_Dataset content_.
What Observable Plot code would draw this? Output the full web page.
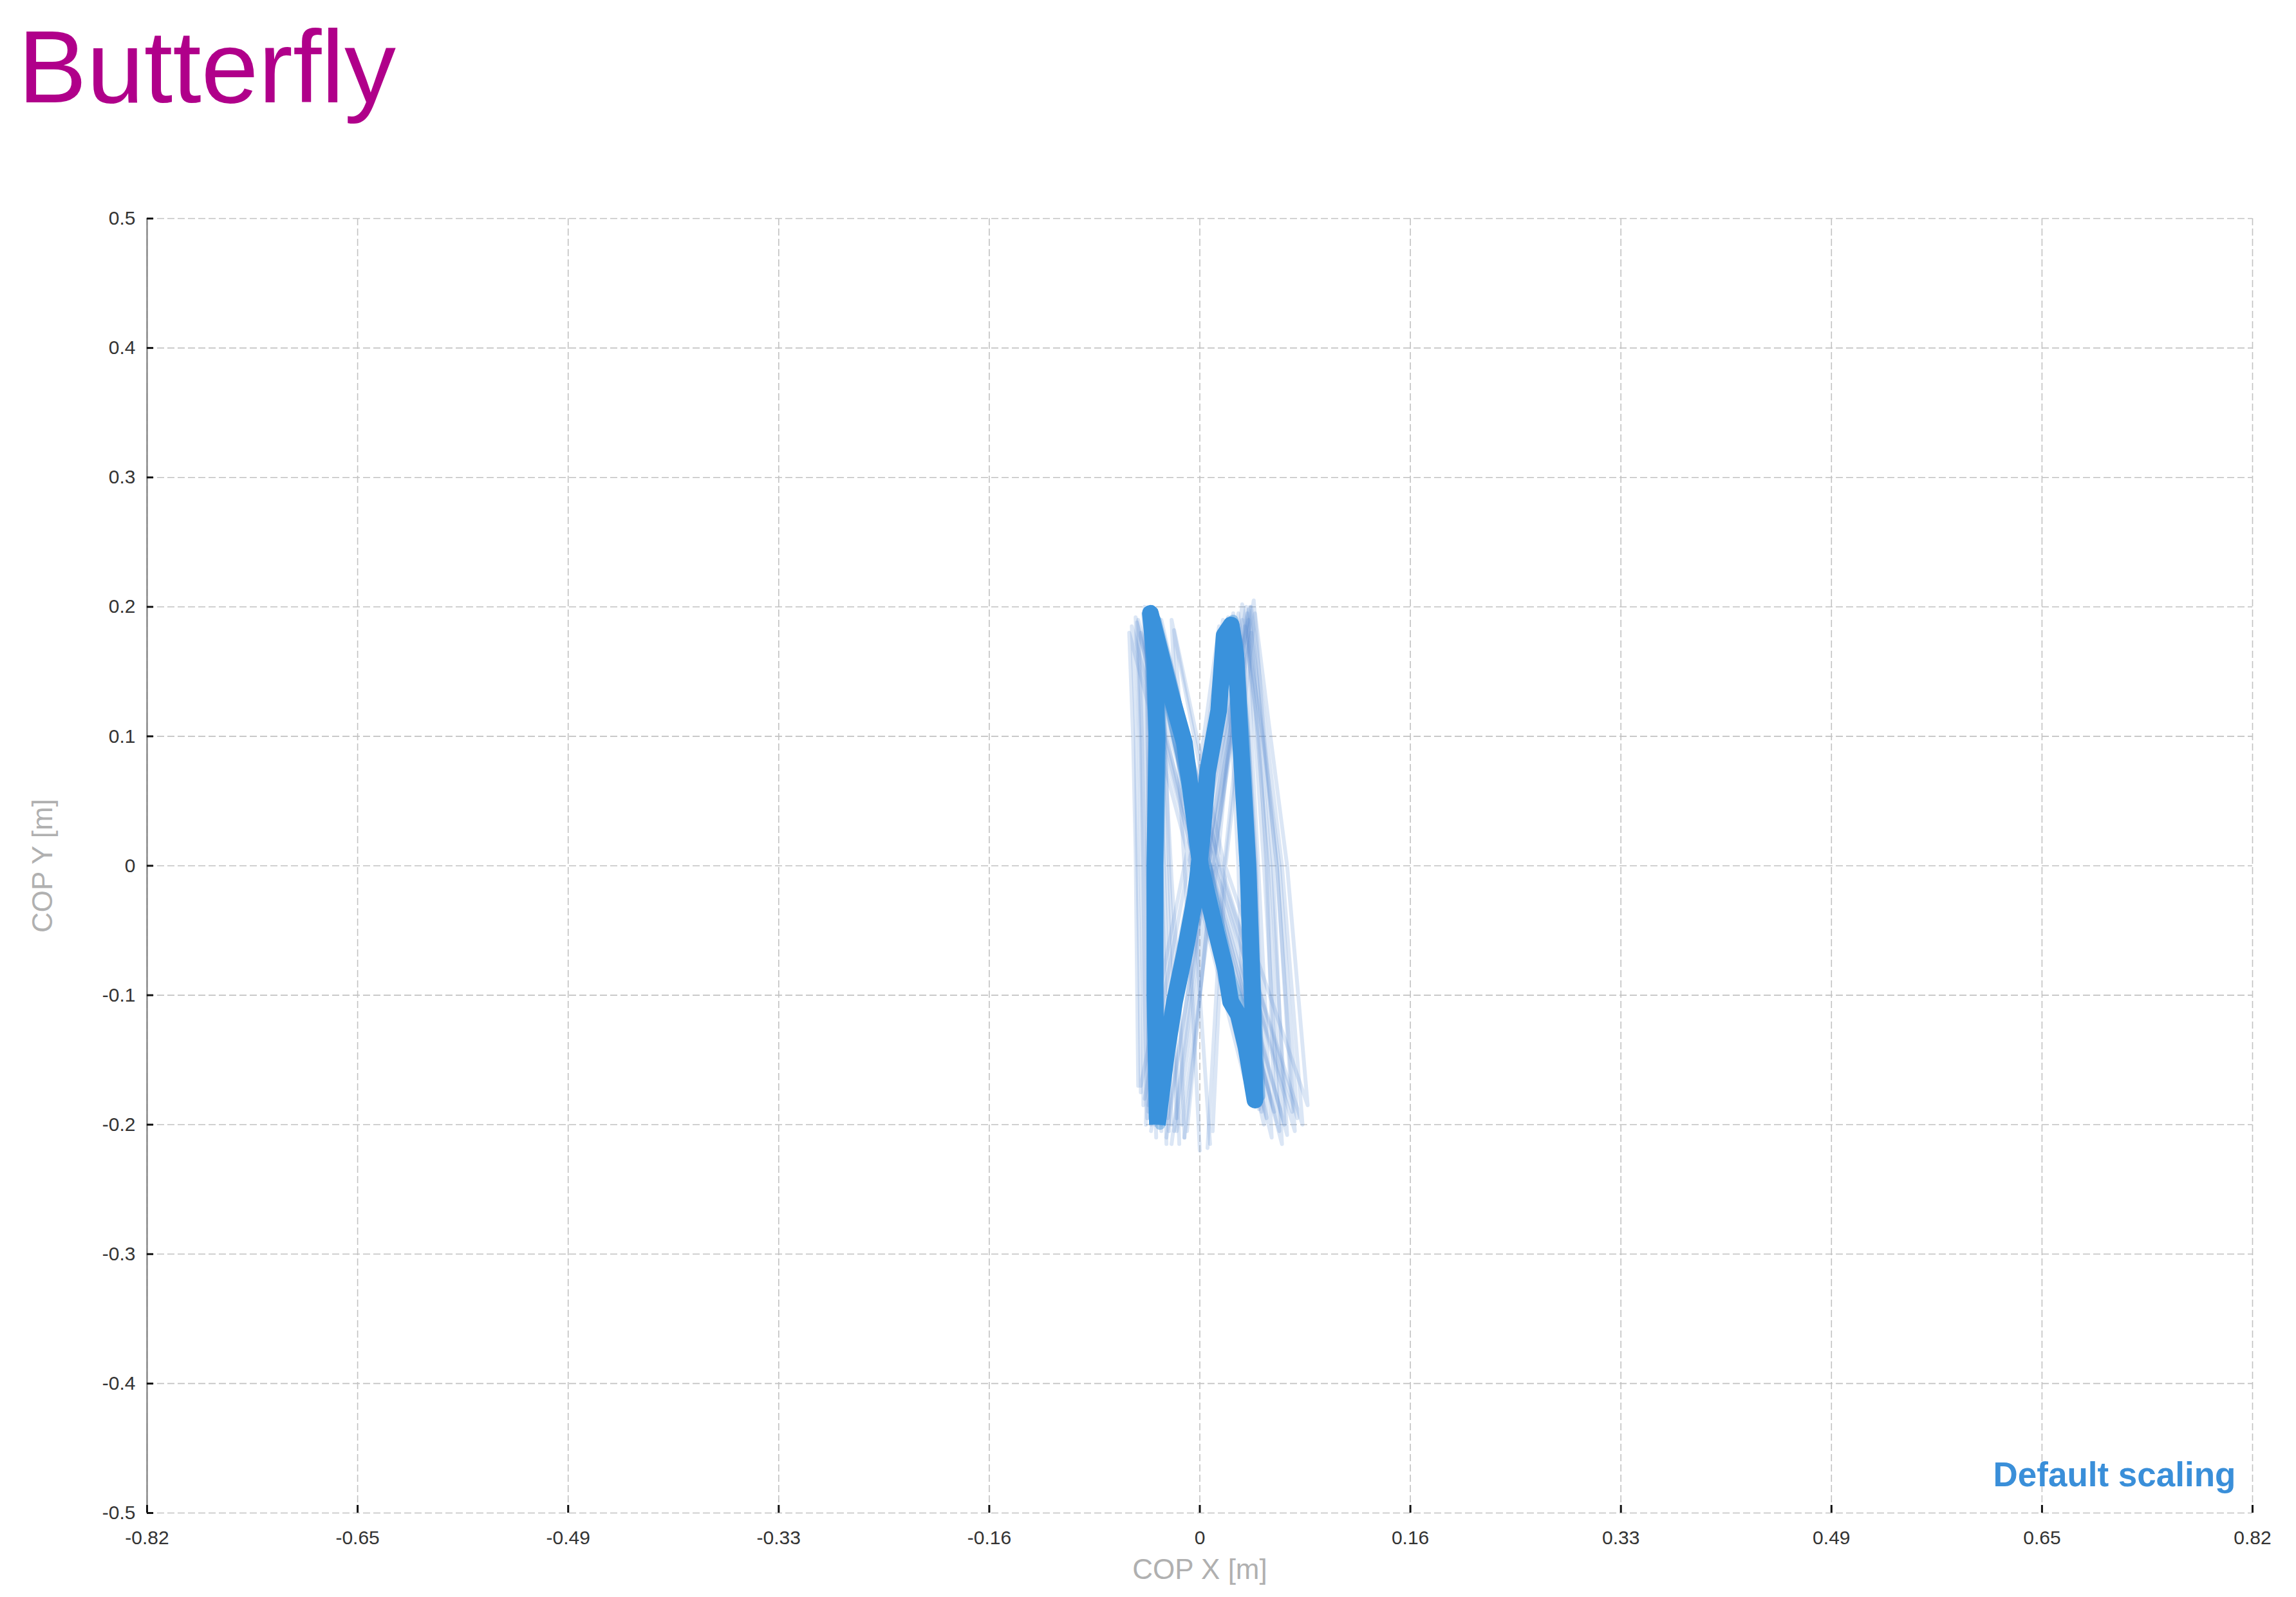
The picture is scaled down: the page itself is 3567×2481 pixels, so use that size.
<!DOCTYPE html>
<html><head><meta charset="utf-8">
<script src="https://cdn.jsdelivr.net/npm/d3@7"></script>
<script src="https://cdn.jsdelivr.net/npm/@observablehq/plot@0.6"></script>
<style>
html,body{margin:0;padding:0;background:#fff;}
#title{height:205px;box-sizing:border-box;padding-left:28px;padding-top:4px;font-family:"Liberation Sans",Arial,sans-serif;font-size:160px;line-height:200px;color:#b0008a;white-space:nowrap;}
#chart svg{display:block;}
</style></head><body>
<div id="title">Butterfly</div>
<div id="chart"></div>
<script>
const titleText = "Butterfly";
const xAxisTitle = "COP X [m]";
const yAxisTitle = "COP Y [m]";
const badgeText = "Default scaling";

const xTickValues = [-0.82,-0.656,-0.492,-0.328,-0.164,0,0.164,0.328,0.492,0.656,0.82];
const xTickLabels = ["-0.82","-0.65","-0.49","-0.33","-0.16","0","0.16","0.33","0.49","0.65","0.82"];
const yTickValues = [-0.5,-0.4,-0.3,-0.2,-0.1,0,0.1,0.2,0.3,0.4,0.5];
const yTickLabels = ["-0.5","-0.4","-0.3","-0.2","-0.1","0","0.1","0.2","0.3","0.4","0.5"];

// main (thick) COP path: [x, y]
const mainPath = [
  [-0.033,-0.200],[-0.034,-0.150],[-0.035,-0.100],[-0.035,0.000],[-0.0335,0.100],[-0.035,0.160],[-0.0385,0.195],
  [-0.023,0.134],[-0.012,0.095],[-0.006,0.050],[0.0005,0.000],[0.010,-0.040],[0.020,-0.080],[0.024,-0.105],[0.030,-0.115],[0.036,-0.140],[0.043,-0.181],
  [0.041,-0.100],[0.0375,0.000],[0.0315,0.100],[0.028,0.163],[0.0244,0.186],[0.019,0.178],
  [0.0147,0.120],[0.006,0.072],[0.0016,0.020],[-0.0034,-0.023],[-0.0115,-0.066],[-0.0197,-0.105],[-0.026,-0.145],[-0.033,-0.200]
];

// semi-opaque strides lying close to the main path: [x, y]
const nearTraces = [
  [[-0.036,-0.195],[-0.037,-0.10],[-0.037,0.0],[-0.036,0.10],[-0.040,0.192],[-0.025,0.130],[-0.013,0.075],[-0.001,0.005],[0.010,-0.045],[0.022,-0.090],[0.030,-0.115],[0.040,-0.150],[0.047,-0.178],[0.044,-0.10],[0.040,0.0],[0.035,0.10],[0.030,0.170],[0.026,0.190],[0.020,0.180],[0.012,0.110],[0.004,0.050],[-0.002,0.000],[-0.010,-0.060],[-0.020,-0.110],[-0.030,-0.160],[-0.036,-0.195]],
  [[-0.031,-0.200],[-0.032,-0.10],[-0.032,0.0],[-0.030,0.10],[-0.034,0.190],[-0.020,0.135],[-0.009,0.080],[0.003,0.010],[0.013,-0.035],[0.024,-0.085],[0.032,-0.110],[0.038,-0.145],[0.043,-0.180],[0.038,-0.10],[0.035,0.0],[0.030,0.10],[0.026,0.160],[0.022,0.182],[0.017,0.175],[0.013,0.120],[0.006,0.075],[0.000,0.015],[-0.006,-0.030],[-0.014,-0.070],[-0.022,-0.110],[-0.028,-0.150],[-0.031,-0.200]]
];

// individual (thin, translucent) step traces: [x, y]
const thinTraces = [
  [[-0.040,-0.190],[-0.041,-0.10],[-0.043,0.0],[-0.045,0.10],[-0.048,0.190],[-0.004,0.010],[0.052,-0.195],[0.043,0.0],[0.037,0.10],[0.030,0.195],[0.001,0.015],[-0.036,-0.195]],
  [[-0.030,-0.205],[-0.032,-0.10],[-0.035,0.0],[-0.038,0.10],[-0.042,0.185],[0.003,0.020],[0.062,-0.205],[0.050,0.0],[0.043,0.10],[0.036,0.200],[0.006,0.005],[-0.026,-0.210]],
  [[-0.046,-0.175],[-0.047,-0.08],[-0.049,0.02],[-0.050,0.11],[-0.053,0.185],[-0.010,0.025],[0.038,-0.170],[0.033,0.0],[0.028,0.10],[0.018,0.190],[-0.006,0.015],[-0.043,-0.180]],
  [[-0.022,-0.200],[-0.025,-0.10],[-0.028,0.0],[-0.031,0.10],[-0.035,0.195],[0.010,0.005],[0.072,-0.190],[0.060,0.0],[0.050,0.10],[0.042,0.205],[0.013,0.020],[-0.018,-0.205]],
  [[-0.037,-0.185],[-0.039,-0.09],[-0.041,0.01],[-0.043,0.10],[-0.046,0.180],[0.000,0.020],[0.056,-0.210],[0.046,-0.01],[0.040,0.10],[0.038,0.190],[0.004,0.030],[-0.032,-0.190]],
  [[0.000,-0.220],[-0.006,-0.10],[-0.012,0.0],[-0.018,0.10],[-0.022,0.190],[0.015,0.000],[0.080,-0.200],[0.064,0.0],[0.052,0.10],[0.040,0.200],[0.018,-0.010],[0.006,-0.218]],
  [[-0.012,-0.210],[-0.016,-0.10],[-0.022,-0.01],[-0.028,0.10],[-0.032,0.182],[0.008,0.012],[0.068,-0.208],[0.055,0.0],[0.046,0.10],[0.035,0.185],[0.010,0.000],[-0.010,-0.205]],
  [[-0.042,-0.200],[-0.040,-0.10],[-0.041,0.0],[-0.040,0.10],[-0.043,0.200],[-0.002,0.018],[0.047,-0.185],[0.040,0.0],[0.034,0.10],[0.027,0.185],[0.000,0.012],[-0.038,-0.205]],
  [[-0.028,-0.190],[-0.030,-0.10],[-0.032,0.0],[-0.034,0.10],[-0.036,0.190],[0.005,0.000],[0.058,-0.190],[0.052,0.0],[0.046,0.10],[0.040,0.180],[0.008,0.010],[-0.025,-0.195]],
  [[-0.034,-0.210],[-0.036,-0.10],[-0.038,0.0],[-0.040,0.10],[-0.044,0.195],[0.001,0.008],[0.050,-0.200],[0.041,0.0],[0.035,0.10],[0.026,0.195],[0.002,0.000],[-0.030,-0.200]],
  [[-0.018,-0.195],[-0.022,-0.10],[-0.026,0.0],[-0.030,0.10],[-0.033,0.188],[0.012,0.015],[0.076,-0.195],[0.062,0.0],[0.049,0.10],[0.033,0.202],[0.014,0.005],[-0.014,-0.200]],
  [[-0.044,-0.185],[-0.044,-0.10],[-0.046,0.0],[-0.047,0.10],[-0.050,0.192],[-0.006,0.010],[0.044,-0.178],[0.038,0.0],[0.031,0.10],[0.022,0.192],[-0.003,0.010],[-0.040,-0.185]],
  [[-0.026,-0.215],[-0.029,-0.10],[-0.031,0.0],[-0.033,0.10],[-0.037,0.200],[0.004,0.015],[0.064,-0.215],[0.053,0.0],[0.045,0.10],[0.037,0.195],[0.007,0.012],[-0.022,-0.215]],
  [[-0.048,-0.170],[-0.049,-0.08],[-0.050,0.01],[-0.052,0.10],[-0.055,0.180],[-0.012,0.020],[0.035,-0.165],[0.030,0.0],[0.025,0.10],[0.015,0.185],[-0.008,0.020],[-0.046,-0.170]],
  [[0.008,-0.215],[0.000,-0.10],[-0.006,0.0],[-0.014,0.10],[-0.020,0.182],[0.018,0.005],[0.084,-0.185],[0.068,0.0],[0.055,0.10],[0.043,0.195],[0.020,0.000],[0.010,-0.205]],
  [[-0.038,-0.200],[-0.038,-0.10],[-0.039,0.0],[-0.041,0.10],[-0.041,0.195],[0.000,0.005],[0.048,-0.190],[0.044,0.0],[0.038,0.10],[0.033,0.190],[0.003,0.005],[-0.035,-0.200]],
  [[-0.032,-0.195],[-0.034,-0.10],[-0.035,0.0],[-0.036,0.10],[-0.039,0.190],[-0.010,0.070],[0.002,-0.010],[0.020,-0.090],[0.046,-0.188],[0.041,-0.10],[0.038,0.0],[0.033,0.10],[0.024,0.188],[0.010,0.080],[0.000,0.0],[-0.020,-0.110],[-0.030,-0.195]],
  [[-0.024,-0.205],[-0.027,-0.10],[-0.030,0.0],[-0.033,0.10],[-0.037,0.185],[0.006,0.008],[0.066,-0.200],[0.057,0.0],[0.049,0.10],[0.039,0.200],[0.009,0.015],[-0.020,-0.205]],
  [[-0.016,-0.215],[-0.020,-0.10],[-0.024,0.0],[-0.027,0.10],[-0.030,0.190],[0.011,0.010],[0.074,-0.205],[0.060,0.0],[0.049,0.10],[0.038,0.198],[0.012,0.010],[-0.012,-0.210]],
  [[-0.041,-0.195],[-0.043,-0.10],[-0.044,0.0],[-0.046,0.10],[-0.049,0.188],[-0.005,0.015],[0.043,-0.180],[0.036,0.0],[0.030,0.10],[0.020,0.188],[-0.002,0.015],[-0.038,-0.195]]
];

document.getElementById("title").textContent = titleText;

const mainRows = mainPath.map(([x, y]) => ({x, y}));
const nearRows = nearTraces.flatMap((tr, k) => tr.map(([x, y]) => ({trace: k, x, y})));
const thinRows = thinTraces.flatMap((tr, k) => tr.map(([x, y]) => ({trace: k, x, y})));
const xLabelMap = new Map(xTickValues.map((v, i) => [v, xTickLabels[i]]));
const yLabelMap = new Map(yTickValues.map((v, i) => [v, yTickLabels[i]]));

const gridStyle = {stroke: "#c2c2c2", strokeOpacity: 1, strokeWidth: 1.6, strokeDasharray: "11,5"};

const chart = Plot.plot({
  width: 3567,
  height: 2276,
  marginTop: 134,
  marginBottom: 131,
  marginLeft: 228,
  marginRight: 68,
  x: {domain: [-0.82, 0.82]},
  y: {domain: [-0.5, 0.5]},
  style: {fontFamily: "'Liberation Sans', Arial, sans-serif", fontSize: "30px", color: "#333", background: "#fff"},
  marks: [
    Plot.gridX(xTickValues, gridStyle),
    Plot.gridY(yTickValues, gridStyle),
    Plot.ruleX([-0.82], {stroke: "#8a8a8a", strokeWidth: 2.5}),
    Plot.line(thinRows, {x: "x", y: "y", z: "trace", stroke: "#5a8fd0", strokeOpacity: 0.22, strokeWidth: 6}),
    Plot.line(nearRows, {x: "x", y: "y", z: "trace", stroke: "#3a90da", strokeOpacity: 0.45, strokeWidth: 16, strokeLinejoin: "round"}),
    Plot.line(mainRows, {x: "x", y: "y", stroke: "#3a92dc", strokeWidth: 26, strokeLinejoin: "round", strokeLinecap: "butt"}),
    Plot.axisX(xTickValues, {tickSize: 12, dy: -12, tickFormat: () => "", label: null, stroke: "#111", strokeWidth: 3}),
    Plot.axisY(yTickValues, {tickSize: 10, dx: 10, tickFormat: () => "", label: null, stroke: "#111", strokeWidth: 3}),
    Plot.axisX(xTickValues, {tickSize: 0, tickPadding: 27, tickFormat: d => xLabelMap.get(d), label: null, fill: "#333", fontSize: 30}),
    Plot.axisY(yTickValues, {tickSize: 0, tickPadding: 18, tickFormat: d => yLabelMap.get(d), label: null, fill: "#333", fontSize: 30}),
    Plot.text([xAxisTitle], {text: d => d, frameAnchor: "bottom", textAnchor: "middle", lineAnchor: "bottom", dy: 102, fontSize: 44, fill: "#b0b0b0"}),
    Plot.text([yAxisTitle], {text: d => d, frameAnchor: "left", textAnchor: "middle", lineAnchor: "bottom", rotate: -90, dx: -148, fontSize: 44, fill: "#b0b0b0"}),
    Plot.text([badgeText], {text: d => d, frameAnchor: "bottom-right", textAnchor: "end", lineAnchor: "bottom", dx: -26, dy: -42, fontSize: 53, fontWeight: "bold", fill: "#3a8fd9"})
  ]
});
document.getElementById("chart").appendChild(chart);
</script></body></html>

_Your objective_.
Read through the data and copy every line where "page" shows up.

_Response_.
What Observable Plot code would draw this? Output the full web page.
The picture is scaled down: the page itself is 3567×2481 pixels, so use that size.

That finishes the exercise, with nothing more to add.